A friend pointed me to the recipe, which came from Cooking Light. Although the recipe isn't vegan, I was able to veganize it easily by doing the following:

• Substituted three Tofurky Sweet Italian Sausage links for the sausage.
• Substituted vegetable broth for the chicken broth.
• Substituted baby spinach for the escarole.
• I also omitted the rosemary and subsituted a dry red wine for the white, but that was just because I didn't have those ingredients on hand.

I was pleasantly surprised by the Tofurky sausage -- I actually liked it better than I remember "real" sausage. I was glad to note that it doesn't cook down as much as meat sausage does, and so you don't need to use as much.

And, in keeping with my quest to broaden my nutritional yeast horizons, I sprinkled a little on my ragout. It was, in fact, very much like parmesan and went well with the dish. Hooray! (A little goes a long way, though.)

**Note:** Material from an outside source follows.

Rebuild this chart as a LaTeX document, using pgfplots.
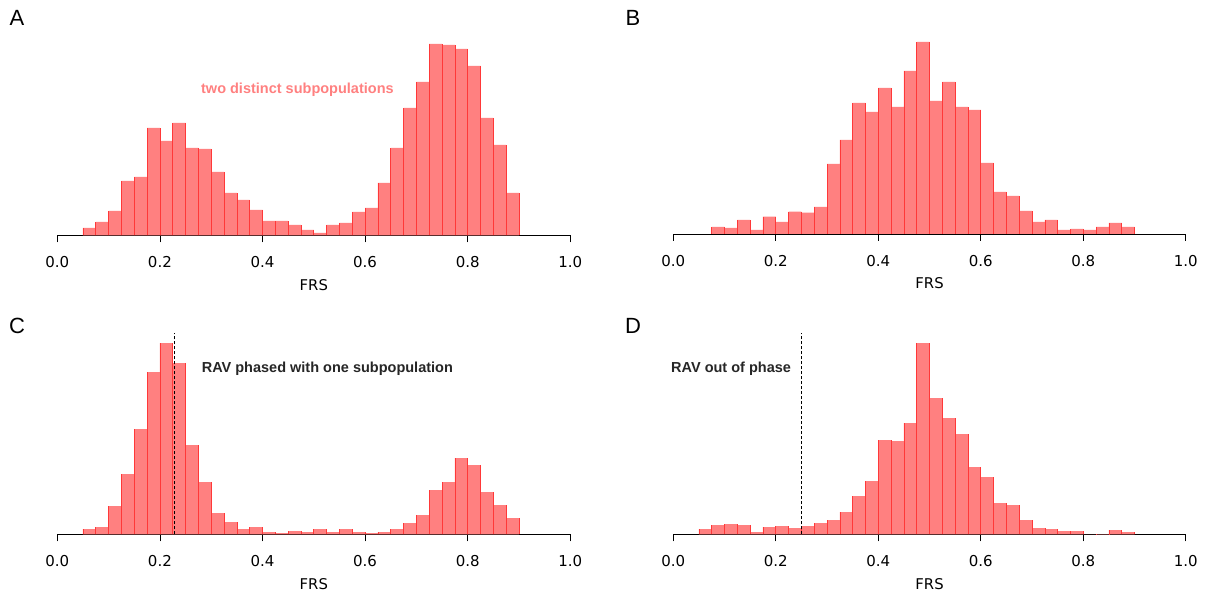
\documentclass[border=0pt]{standalone}
\usepackage{pgfplots}
\pgfplotsset{compat=1.18}
\usepackage{pgfplotstable}
\usepackage{fontspec}
\setmainfont{DejaVu Sans}
\newfontfamily\lib{Liberation Sans}

% left bin edge, bar height (last row closes the interval)
\pgfplotstableread{
x h
0.050 7.3
0.075 13.3
0.100 24.3
0.125 54.3
0.150 58.3
0.175 107.3
0.200 94.3
0.225 112.3
0.250 87.3
0.275 86.3
0.300 63.3
0.325 42.3
0.350 35.3
0.375 25.3
0.400 14.3
0.425 14.3
0.450 10.3
0.475 5.3
0.500 2.3
0.525 10.3
0.550 12.3
0.575 23.3
0.600 27.3
0.625 52.3
0.650 87.3
0.675 127.3
0.700 153.3
0.725 191.3
0.750 190.3
0.775 186.3
0.800 169.3
0.825 117.3
0.850 90.3
0.875 42.3
0.900 0
}\dataA

\pgfplotstableread{
x h
0.075 7
0.100 6
0.125 14
0.150 4
0.175 17.3
0.200 12
0.225 22.3
0.250 21.3
0.275 27
0.300 70
0.325 94
0.350 131
0.375 122
0.400 146
0.425 127
0.450 163
0.475 192
0.500 133
0.525 152
0.550 127
0.575 124
0.600 71
0.625 42
0.650 38
0.675 23
0.700 12
0.725 14
0.750 4
0.775 5
0.800 4
0.825 7
0.850 11
0.875 7
0.900 0
}\dataB

\pgfplotstableread{
x h
0.050 5.3
0.075 7.3
0.100 28.3
0.125 60.3
0.150 105.3
0.175 162.3
0.200 191.3
0.225 171.3
0.250 89.3
0.275 52.3
0.300 21.3
0.325 12.3
0.350 5.3
0.375 7.3
0.400 2.3
0.425 1.3
0.450 3.3
0.475 2.3
0.500 5.3
0.525 2.3
0.550 5.3
0.575 2.3
0.600 1.3
0.625 2.3
0.650 5.3
0.675 11.3
0.700 19.3
0.725 44.3
0.750 52.3
0.775 76.3
0.800 69.3
0.825 42.3
0.850 29.3
0.875 16.3
0.900 0
}\dataC

\pgfplotstableread{
x h
0.050 5.3
0.075 9.3
0.100 10.3
0.125 9.3
0.150 2.3
0.175 7.3
0.200 8.3
0.225 6.3
0.250 8.3
0.275 11.3
0.300 14.3
0.325 22.3
0.350 38.3
0.375 53.3
0.400 94.3
0.425 93.3
0.450 111.3
0.475 191.3
0.500 136.3
0.525 116.3
0.550 100.3
0.575 67.3
0.600 57.3
0.625 31.3
0.650 29.3
0.675 14.3
0.700 6.3
0.725 5.3
0.750 3.3
0.775 3.3
0.800 0
0.825 0.3
0.850 4.3
0.875 2.3
0.900 0
}\dataD

\pgfplotsset{
  panel/.style={
    scale only axis, width=513pt, height=210pt,
    xmin=0, xmax=1, ymin=0, ymax=210,
    axis x line=bottom, axis y line=none,
    x axis line style={-, line width=0.8pt, black},
    xtick={0,0.2,0.4,0.6,0.8,1.0},
    tick align=outside, major tick length=7pt,
    xtick style={line width=0.8pt, black},
    /pgf/number format/assume math mode=true,
    xticklabel style={font=\fontsize{15}{17}\selectfont,
      anchor=center, yshift=-20pt,
      /pgf/number format/fixed, /pgf/number format/fixed zerofill,
      /pgf/number format/precision=1},
    xlabel={FRS},
    xlabel style={font=\fontsize{14.8}{17}\selectfont,
      at={(axis description cs:0.5,0)}, anchor=center, yshift=-49.5pt},
    clip=false,
  },
  bars/.style={ybar interval, fill=red!50, draw=none},
  edges/.style={ycomb, draw=red!78, line width=0.7pt, mark=none},
}
\tikzset{
  phase/.style={black, line width=1pt, dash pattern=on 3pt off 2pt},
  note/.style={anchor=west, inner sep=0pt,
    font=\lib\bfseries\fontsize{14.5}{17}\selectfont},
  letter/.style={font=\lib\fontsize{22}{24}\selectfont, inner sep=0pt},
}

\begin{document}
\begin{tikzpicture}[x=1pt, y=1pt]
\path[use as bounding box] (0pt,0pt) rectangle (1212pt,595pt);

% A
\begin{axis}[panel, at={(57.3pt,359.7pt)}, anchor=south west]
\addplot[bars] table[x=x, y=h] {\dataA};
\addplot[edges] table[x=x, y=h] {\dataA};
\addplot[edges] table[x expr=\thisrow{x}+0.025, y=h] {\dataA};
\node[note, text=red!50] at (axis cs:0.28,145.3) {two distinct subpopulations};
\end{axis}

% B
\begin{axis}[panel, at={(673.3pt,361pt)}, anchor=south west, width=512.5pt]
\addplot[bars] table[x=x, y=h] {\dataB};
\addplot[edges] table[x=x, y=h] {\dataB};
\addplot[edges] table[x expr=\thisrow{x}+0.025, y=h] {\dataB};
\end{axis}

% C
\begin{axis}[panel, at={(57.3pt,60.7pt)}, anchor=south west]
\addplot[bars] table[x=x, y=h] {\dataC};
\addplot[edges] table[x=x, y=h] {\dataC};
\addplot[edges] table[x expr=\thisrow{x}+0.025, y=h] {\dataC};
\addplot[phase] coordinates {(0.228,0) (0.228,201.3)};
\node[note, text=black!85] at (axis cs:0.2813,166) {RAV phased with one subpopulation};
\end{axis}

% D
\begin{axis}[panel, at={(673.3pt,60.7pt)}, anchor=south west, width=512.5pt]
\addplot[bars] table[x=x, y=h] {\dataD};
\addplot[edges] table[x=x, y=h] {\dataD};
\addplot[edges] table[x expr=\thisrow{x}+0.025, y=h] {\dataD};
\addplot[phase] coordinates {(0.25,0) (0.25,201)};
\node[note, text=black!85] at (axis cs:-0.0045,166) {RAV out of phase};
\end{axis}

\node[letter] at (17pt,577pt) {A};
\node[letter] at (633pt,577pt) {B};
\node[letter] at (17pt,269pt) {C};
\node[letter] at (633pt,269pt) {D};
\end{tikzpicture}
\end{document}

Owing to the fact that the Tofurky sausage is kind of pricy and only infrequently available around here, I don't know how often I'll be making this. Even so, this was quick, healthy and tasty -- a definite success.

2 comments:

Anonymous said...

I used spinach in place of escarole too - it wilts nicely in the ragout. How did it taste with the red wine? I usually much prefer the red stuff to the white, but we actually had white around (from mushroom risotto... mmm, post that soon) and it pleasantly surprised me.

cmo

the everyday vegan said...

The red didn't give it as much of a "red" flavour as I thought it would -- which was good -- but I did use a dry red cooking wine, so that might have been why. I'm pretty sure a white that people are actually supposed to drink would be better, but I'd definitely make it again with the red if I didn't have a white around.